» **Stated goal**
Transcribe the material verbatim in full; the pictures do not belong in the copy.

» **Dataset extract**
________________________
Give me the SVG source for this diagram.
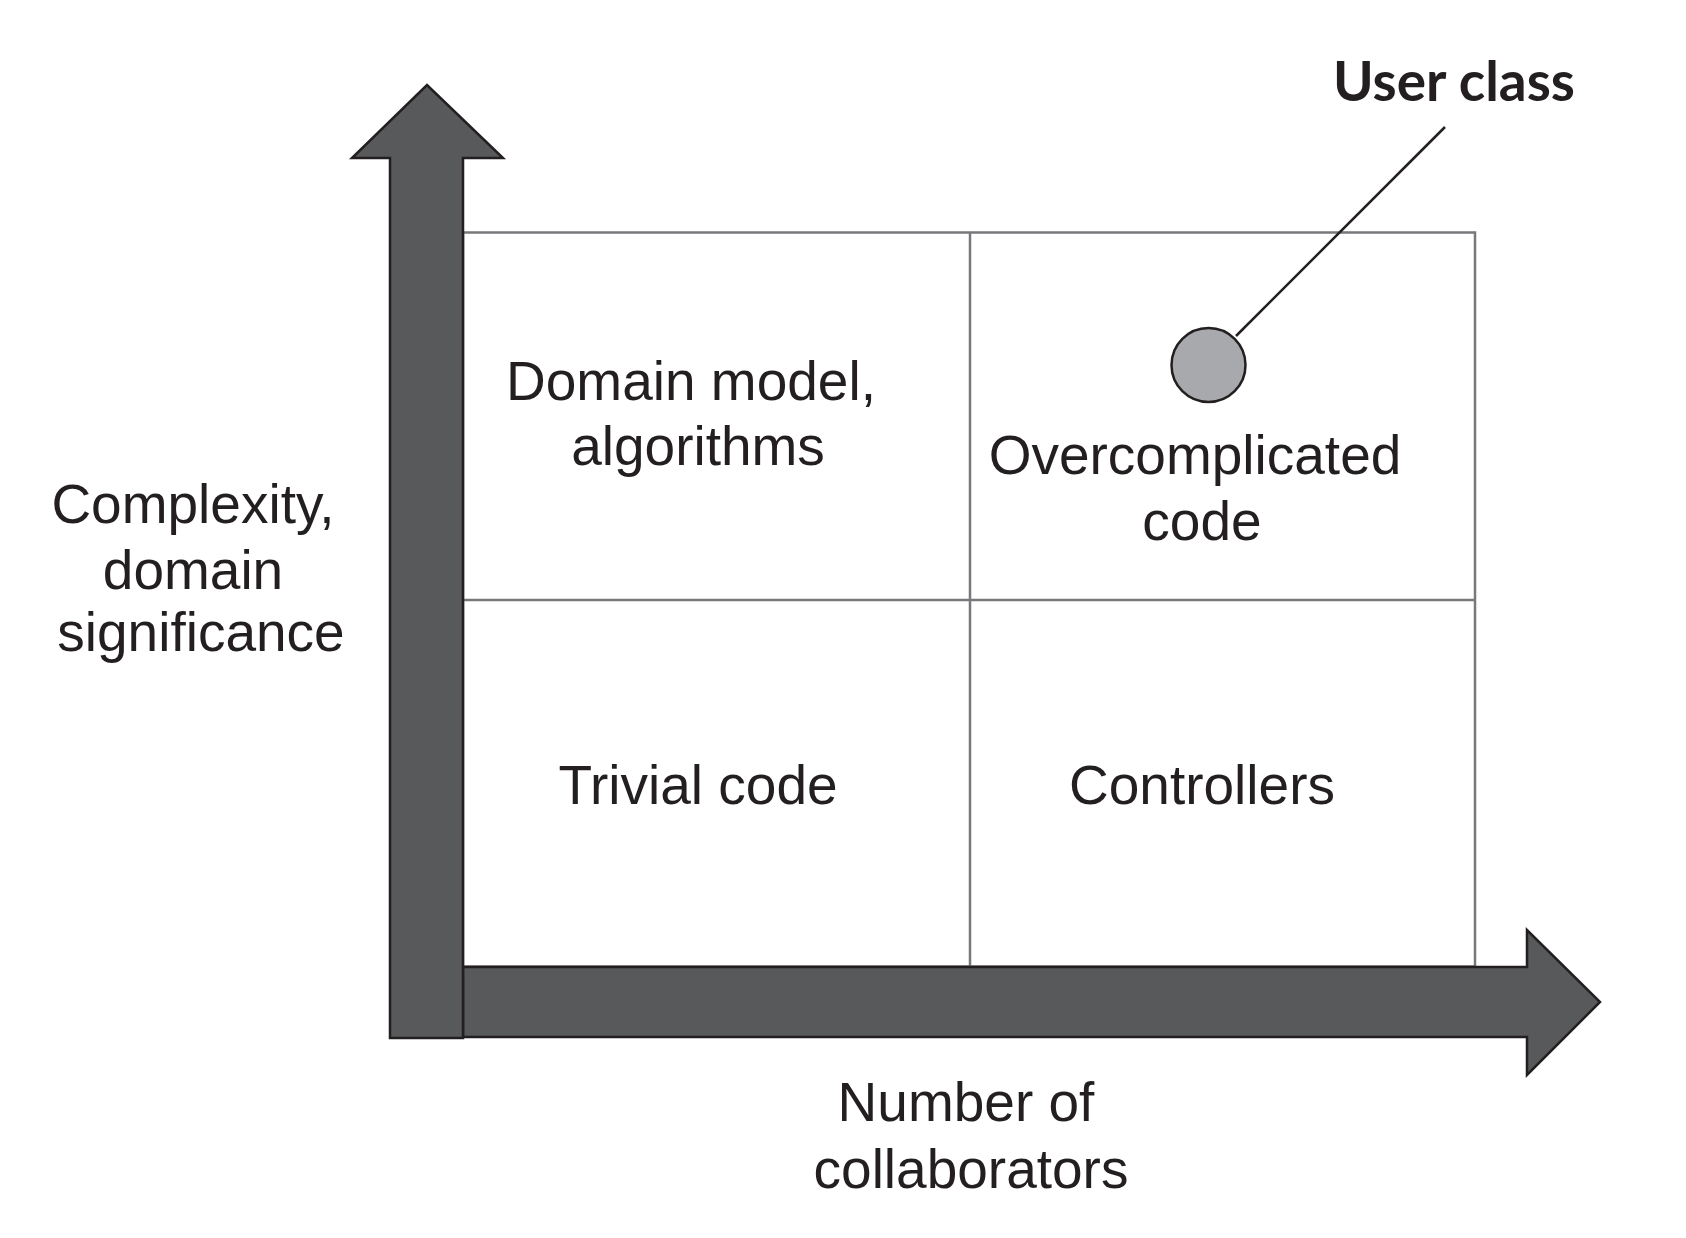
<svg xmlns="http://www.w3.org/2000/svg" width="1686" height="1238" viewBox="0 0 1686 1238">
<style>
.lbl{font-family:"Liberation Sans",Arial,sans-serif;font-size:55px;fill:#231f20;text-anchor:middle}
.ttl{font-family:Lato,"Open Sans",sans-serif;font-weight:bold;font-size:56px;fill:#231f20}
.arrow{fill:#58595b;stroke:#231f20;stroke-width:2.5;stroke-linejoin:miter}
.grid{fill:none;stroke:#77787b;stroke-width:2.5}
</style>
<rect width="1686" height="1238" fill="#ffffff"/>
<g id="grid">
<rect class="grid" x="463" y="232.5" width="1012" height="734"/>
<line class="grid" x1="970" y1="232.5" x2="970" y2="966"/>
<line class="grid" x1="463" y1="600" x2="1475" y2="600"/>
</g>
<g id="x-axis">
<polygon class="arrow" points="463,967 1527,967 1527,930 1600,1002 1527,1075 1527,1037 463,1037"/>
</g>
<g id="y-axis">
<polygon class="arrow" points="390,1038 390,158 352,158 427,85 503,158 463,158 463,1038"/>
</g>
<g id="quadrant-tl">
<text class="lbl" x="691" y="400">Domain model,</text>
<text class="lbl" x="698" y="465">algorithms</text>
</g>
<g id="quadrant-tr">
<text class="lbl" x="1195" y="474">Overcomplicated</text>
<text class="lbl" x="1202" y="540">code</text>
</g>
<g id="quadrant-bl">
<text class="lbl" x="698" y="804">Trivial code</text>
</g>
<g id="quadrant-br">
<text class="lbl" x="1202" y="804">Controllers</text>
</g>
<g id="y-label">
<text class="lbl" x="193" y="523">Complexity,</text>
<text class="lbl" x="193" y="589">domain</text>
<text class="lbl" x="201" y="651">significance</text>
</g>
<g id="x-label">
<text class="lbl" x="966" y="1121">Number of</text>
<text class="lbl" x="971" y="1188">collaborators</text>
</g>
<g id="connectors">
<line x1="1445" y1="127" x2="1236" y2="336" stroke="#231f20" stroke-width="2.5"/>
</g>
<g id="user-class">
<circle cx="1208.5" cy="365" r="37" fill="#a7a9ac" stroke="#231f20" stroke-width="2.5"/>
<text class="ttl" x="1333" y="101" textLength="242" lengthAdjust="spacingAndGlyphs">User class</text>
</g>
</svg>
________________________
» **Result**
Give me the SVG source for this diagram.
<svg xmlns="http://www.w3.org/2000/svg" width="1686" height="1238" viewBox="0 0 1686 1238">
<style>
.lbl{font-family:"Liberation Sans",Arial,sans-serif;font-size:55px;fill:#231f20;text-anchor:middle}
.ttl{font-family:Lato,"Open Sans",sans-serif;font-weight:bold;font-size:56px;fill:#231f20}
.arrow{fill:#58595b;stroke:#231f20;stroke-width:2.5;stroke-linejoin:miter}
.grid{fill:none;stroke:#77787b;stroke-width:2.5}
</style>
<rect width="1686" height="1238" fill="#ffffff"/>
<g id="grid">
<rect class="grid" x="463" y="232.5" width="1012" height="734"/>
<line class="grid" x1="970" y1="232.5" x2="970" y2="966"/>
<line class="grid" x1="463" y1="600" x2="1475" y2="600"/>
</g>
<g id="x-axis">
<polygon class="arrow" points="463,967 1527,967 1527,930 1600,1002 1527,1075 1527,1037 463,1037"/>
</g>
<g id="y-axis">
<polygon class="arrow" points="390,1038 390,158 352,158 427,85 503,158 463,158 463,1038"/>
</g>
<g id="quadrant-tl">
<text class="lbl" x="691" y="400">Domain model,</text>
<text class="lbl" x="698" y="465">algorithms</text>
</g>
<g id="quadrant-tr">
<text class="lbl" x="1195" y="474">Overcomplicated</text>
<text class="lbl" x="1202" y="540">code</text>
</g>
<g id="quadrant-bl">
<text class="lbl" x="698" y="804">Trivial code</text>
</g>
<g id="quadrant-br">
<text class="lbl" x="1202" y="804">Controllers</text>
</g>
<g id="y-label">
<text class="lbl" x="193" y="523">Complexity,</text>
<text class="lbl" x="193" y="589">domain</text>
<text class="lbl" x="201" y="651">significance</text>
</g>
<g id="x-label">
<text class="lbl" x="966" y="1121">Number of</text>
<text class="lbl" x="971" y="1188">collaborators</text>
</g>
<g id="connectors">
<line x1="1445" y1="127" x2="1236" y2="336" stroke="#231f20" stroke-width="2.5"/>
</g>
<g id="user-class">
<circle cx="1208.5" cy="365" r="37" fill="#a7a9ac" stroke="#231f20" stroke-width="2.5"/>
<text class="ttl" x="1333" y="101" textLength="242" lengthAdjust="spacingAndGlyphs">User class</text>
</g>
</svg>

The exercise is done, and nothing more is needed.